### Dataset content:

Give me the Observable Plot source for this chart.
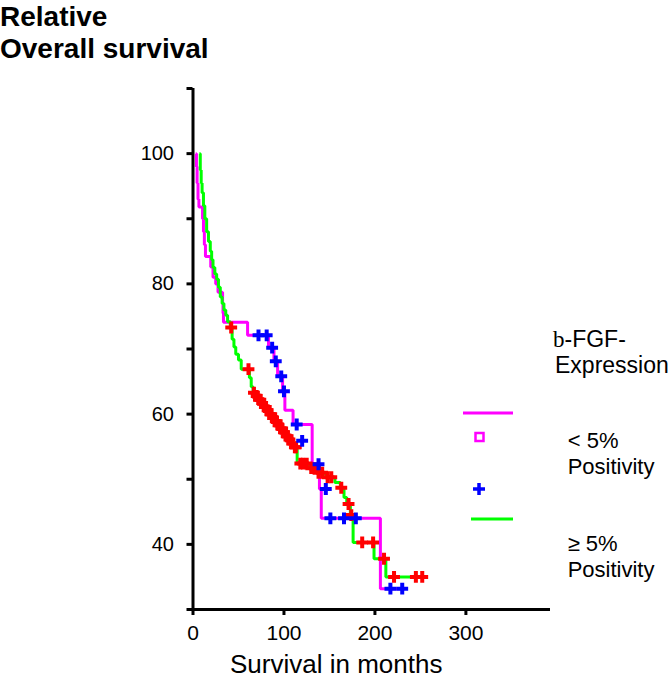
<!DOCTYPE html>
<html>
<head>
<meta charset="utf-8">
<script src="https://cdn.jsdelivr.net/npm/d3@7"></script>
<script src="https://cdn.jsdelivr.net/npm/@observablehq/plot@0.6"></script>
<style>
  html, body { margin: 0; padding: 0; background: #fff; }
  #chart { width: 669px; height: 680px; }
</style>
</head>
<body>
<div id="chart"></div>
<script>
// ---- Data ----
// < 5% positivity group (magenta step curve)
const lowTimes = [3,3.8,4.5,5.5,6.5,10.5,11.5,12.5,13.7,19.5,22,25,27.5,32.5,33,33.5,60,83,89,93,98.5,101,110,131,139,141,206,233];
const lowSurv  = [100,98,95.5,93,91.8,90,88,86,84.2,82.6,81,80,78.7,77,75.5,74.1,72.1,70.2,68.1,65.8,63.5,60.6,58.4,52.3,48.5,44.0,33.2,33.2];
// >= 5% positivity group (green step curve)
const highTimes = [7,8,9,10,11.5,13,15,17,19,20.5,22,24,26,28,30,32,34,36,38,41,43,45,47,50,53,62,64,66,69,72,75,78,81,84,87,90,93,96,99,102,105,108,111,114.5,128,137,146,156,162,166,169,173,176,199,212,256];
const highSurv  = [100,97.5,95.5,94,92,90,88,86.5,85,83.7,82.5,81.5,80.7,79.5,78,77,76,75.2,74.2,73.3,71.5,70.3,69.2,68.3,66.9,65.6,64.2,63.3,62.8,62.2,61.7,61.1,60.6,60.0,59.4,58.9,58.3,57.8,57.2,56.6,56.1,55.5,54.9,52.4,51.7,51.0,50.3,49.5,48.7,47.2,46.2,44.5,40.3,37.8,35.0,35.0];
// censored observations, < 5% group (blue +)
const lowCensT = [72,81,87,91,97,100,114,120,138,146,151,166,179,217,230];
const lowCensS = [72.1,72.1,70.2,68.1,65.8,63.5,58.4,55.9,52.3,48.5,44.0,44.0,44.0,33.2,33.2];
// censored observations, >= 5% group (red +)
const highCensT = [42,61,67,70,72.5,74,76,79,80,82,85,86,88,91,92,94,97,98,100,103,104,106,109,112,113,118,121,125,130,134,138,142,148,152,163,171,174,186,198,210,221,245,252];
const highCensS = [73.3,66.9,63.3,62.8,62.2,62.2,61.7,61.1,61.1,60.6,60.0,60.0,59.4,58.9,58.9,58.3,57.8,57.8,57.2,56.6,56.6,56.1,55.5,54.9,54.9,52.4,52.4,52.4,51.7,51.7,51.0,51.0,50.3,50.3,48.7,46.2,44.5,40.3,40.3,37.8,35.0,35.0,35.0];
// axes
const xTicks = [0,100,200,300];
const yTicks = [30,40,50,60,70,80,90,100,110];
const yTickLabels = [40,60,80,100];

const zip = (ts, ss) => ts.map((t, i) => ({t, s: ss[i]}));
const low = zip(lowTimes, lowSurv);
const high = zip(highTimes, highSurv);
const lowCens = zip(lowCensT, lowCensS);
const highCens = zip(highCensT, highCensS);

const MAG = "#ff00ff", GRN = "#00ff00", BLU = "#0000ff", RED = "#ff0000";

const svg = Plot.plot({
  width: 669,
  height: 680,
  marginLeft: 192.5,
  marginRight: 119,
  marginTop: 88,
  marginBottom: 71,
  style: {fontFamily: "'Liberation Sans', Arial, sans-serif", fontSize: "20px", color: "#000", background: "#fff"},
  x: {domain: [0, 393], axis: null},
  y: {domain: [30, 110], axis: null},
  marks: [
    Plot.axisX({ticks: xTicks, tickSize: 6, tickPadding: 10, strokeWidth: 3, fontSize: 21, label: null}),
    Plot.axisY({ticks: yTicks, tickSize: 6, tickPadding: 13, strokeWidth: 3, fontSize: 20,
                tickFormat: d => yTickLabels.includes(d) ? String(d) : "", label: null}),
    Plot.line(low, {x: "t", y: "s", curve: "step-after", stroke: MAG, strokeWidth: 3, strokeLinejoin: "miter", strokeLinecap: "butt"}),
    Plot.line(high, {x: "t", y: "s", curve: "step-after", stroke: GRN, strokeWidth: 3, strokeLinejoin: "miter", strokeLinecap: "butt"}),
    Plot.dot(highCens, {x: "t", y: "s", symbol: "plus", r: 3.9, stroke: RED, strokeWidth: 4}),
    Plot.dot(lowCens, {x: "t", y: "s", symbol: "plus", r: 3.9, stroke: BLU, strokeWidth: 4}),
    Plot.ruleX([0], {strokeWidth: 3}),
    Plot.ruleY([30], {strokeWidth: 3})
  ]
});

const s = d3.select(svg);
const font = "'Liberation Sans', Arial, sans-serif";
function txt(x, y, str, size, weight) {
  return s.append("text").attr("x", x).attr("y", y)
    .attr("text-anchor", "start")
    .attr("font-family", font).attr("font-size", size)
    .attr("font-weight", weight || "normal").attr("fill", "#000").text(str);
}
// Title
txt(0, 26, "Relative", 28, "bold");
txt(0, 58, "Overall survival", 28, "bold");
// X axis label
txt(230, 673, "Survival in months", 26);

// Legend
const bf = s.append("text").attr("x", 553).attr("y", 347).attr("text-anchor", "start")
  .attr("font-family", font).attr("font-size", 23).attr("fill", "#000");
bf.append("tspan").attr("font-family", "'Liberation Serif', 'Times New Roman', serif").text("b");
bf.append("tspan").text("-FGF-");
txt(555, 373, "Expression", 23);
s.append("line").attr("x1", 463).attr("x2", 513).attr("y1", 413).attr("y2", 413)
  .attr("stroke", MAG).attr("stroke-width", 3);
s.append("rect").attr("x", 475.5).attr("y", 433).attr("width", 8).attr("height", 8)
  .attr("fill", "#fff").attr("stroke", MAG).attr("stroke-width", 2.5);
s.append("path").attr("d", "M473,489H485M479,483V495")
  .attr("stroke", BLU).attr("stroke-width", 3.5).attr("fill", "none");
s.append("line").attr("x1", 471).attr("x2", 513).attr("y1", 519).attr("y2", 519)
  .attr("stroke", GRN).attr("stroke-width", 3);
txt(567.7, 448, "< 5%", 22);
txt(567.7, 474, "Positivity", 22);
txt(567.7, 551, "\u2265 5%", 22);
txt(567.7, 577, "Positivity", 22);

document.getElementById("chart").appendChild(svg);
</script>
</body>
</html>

### The task:
Without including any picture, repeat the data exactly.

### Reply:
Give me the Observable Plot source for this chart.
<!DOCTYPE html>
<html>
<head>
<meta charset="utf-8">
<script src="https://cdn.jsdelivr.net/npm/d3@7"></script>
<script src="https://cdn.jsdelivr.net/npm/@observablehq/plot@0.6"></script>
<style>
  html, body { margin: 0; padding: 0; background: #fff; }
  #chart { width: 669px; height: 680px; }
</style>
</head>
<body>
<div id="chart"></div>
<script>
// ---- Data ----
// < 5% positivity group (magenta step curve)
const lowTimes = [3,3.8,4.5,5.5,6.5,10.5,11.5,12.5,13.7,19.5,22,25,27.5,32.5,33,33.5,60,83,89,93,98.5,101,110,131,139,141,206,233];
const lowSurv  = [100,98,95.5,93,91.8,90,88,86,84.2,82.6,81,80,78.7,77,75.5,74.1,72.1,70.2,68.1,65.8,63.5,60.6,58.4,52.3,48.5,44.0,33.2,33.2];
// >= 5% positivity group (green step curve)
const highTimes = [7,8,9,10,11.5,13,15,17,19,20.5,22,24,26,28,30,32,34,36,38,41,43,45,47,50,53,62,64,66,69,72,75,78,81,84,87,90,93,96,99,102,105,108,111,114.5,128,137,146,156,162,166,169,173,176,199,212,256];
const highSurv  = [100,97.5,95.5,94,92,90,88,86.5,85,83.7,82.5,81.5,80.7,79.5,78,77,76,75.2,74.2,73.3,71.5,70.3,69.2,68.3,66.9,65.6,64.2,63.3,62.8,62.2,61.7,61.1,60.6,60.0,59.4,58.9,58.3,57.8,57.2,56.6,56.1,55.5,54.9,52.4,51.7,51.0,50.3,49.5,48.7,47.2,46.2,44.5,40.3,37.8,35.0,35.0];
// censored observations, < 5% group (blue +)
const lowCensT = [72,81,87,91,97,100,114,120,138,146,151,166,179,217,230];
const lowCensS = [72.1,72.1,70.2,68.1,65.8,63.5,58.4,55.9,52.3,48.5,44.0,44.0,44.0,33.2,33.2];
// censored observations, >= 5% group (red +)
const highCensT = [42,61,67,70,72.5,74,76,79,80,82,85,86,88,91,92,94,97,98,100,103,104,106,109,112,113,118,121,125,130,134,138,142,148,152,163,171,174,186,198,210,221,245,252];
const highCensS = [73.3,66.9,63.3,62.8,62.2,62.2,61.7,61.1,61.1,60.6,60.0,60.0,59.4,58.9,58.9,58.3,57.8,57.8,57.2,56.6,56.6,56.1,55.5,54.9,54.9,52.4,52.4,52.4,51.7,51.7,51.0,51.0,50.3,50.3,48.7,46.2,44.5,40.3,40.3,37.8,35.0,35.0,35.0];
// axes
const xTicks = [0,100,200,300];
const yTicks = [30,40,50,60,70,80,90,100,110];
const yTickLabels = [40,60,80,100];

const zip = (ts, ss) => ts.map((t, i) => ({t, s: ss[i]}));
const low = zip(lowTimes, lowSurv);
const high = zip(highTimes, highSurv);
const lowCens = zip(lowCensT, lowCensS);
const highCens = zip(highCensT, highCensS);

const MAG = "#ff00ff", GRN = "#00ff00", BLU = "#0000ff", RED = "#ff0000";

const svg = Plot.plot({
  width: 669,
  height: 680,
  marginLeft: 192.5,
  marginRight: 119,
  marginTop: 88,
  marginBottom: 71,
  style: {fontFamily: "'Liberation Sans', Arial, sans-serif", fontSize: "20px", color: "#000", background: "#fff"},
  x: {domain: [0, 393], axis: null},
  y: {domain: [30, 110], axis: null},
  marks: [
    Plot.axisX({ticks: xTicks, tickSize: 6, tickPadding: 10, strokeWidth: 3, fontSize: 21, label: null}),
    Plot.axisY({ticks: yTicks, tickSize: 6, tickPadding: 13, strokeWidth: 3, fontSize: 20,
                tickFormat: d => yTickLabels.includes(d) ? String(d) : "", label: null}),
    Plot.line(low, {x: "t", y: "s", curve: "step-after", stroke: MAG, strokeWidth: 3, strokeLinejoin: "miter", strokeLinecap: "butt"}),
    Plot.line(high, {x: "t", y: "s", curve: "step-after", stroke: GRN, strokeWidth: 3, strokeLinejoin: "miter", strokeLinecap: "butt"}),
    Plot.dot(highCens, {x: "t", y: "s", symbol: "plus", r: 3.9, stroke: RED, strokeWidth: 4}),
    Plot.dot(lowCens, {x: "t", y: "s", symbol: "plus", r: 3.9, stroke: BLU, strokeWidth: 4}),
    Plot.ruleX([0], {strokeWidth: 3}),
    Plot.ruleY([30], {strokeWidth: 3})
  ]
});

const s = d3.select(svg);
const font = "'Liberation Sans', Arial, sans-serif";
function txt(x, y, str, size, weight) {
  return s.append("text").attr("x", x).attr("y", y)
    .attr("text-anchor", "start")
    .attr("font-family", font).attr("font-size", size)
    .attr("font-weight", weight || "normal").attr("fill", "#000").text(str);
}
// Title
txt(0, 26, "Relative", 28, "bold");
txt(0, 58, "Overall survival", 28, "bold");
// X axis label
txt(230, 673, "Survival in months", 26);

// Legend
const bf = s.append("text").attr("x", 553).attr("y", 347).attr("text-anchor", "start")
  .attr("font-family", font).attr("font-size", 23).attr("fill", "#000");
bf.append("tspan").attr("font-family", "'Liberation Serif', 'Times New Roman', serif").text("b");
bf.append("tspan").text("-FGF-");
txt(555, 373, "Expression", 23);
s.append("line").attr("x1", 463).attr("x2", 513).attr("y1", 413).attr("y2", 413)
  .attr("stroke", MAG).attr("stroke-width", 3);
s.append("rect").attr("x", 475.5).attr("y", 433).attr("width", 8).attr("height", 8)
  .attr("fill", "#fff").attr("stroke", MAG).attr("stroke-width", 2.5);
s.append("path").attr("d", "M473,489H485M479,483V495")
  .attr("stroke", BLU).attr("stroke-width", 3.5).attr("fill", "none");
s.append("line").attr("x1", 471).attr("x2", 513).attr("y1", 519).attr("y2", 519)
  .attr("stroke", GRN).attr("stroke-width", 3);
txt(567.7, 448, "< 5%", 22);
txt(567.7, 474, "Positivity", 22);
txt(567.7, 551, "\u2265 5%", 22);
txt(567.7, 577, "Positivity", 22);

document.getElementById("chart").appendChild(svg);
</script>
</body>
</html>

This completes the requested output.